TASK DIRECTIONS
Write out the material exactly, leaving every picture behind.

··········

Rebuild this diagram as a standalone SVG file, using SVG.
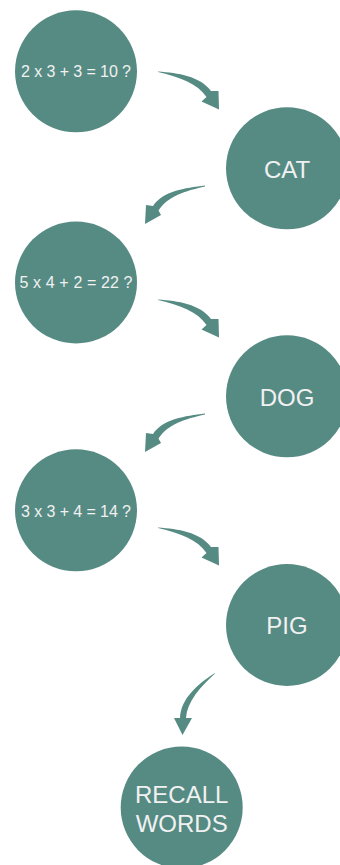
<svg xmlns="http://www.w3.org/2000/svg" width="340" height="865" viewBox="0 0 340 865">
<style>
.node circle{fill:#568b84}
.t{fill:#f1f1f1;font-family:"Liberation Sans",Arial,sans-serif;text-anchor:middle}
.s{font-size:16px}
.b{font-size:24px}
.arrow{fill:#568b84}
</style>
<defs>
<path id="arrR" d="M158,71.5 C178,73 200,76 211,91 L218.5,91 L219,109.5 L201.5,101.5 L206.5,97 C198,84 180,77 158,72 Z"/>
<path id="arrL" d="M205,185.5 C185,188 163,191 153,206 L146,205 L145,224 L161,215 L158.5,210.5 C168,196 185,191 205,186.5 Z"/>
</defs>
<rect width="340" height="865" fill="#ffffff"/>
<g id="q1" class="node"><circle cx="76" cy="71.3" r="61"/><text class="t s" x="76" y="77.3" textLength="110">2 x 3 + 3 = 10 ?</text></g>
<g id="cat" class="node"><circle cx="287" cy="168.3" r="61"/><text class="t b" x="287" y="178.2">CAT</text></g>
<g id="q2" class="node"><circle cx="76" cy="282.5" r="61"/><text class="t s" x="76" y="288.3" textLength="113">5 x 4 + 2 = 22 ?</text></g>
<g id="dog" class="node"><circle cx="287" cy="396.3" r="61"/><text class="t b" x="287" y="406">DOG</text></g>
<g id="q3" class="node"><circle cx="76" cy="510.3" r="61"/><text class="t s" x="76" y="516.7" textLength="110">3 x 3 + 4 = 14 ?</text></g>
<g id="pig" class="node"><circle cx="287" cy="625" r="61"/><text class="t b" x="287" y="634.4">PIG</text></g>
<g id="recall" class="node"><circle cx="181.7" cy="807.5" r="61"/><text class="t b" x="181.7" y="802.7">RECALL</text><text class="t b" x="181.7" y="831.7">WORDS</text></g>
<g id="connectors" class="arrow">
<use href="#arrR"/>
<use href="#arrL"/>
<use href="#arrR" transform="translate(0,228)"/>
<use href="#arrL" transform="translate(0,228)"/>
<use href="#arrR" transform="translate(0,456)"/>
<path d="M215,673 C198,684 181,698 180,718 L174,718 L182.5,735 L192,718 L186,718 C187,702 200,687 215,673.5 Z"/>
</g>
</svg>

··········

RESULT
Rebuild this diagram as a standalone SVG file, using SVG.
<svg xmlns="http://www.w3.org/2000/svg" width="340" height="865" viewBox="0 0 340 865">
<style>
.node circle{fill:#568b84}
.t{fill:#f1f1f1;font-family:"Liberation Sans",Arial,sans-serif;text-anchor:middle}
.s{font-size:16px}
.b{font-size:24px}
.arrow{fill:#568b84}
</style>
<defs>
<path id="arrR" d="M158,71.5 C178,73 200,76 211,91 L218.5,91 L219,109.5 L201.5,101.5 L206.5,97 C198,84 180,77 158,72 Z"/>
<path id="arrL" d="M205,185.5 C185,188 163,191 153,206 L146,205 L145,224 L161,215 L158.5,210.5 C168,196 185,191 205,186.5 Z"/>
</defs>
<rect width="340" height="865" fill="#ffffff"/>
<g id="q1" class="node"><circle cx="76" cy="71.3" r="61"/><text class="t s" x="76" y="77.3" textLength="110">2 x 3 + 3 = 10 ?</text></g>
<g id="cat" class="node"><circle cx="287" cy="168.3" r="61"/><text class="t b" x="287" y="178.2">CAT</text></g>
<g id="q2" class="node"><circle cx="76" cy="282.5" r="61"/><text class="t s" x="76" y="288.3" textLength="113">5 x 4 + 2 = 22 ?</text></g>
<g id="dog" class="node"><circle cx="287" cy="396.3" r="61"/><text class="t b" x="287" y="406">DOG</text></g>
<g id="q3" class="node"><circle cx="76" cy="510.3" r="61"/><text class="t s" x="76" y="516.7" textLength="110">3 x 3 + 4 = 14 ?</text></g>
<g id="pig" class="node"><circle cx="287" cy="625" r="61"/><text class="t b" x="287" y="634.4">PIG</text></g>
<g id="recall" class="node"><circle cx="181.7" cy="807.5" r="61"/><text class="t b" x="181.7" y="802.7">RECALL</text><text class="t b" x="181.7" y="831.7">WORDS</text></g>
<g id="connectors" class="arrow">
<use href="#arrR"/>
<use href="#arrL"/>
<use href="#arrR" transform="translate(0,228)"/>
<use href="#arrL" transform="translate(0,228)"/>
<use href="#arrR" transform="translate(0,456)"/>
<path d="M215,673 C198,684 181,698 180,718 L174,718 L182.5,735 L192,718 L186,718 C187,702 200,687 215,673.5 Z"/>
</g>
</svg>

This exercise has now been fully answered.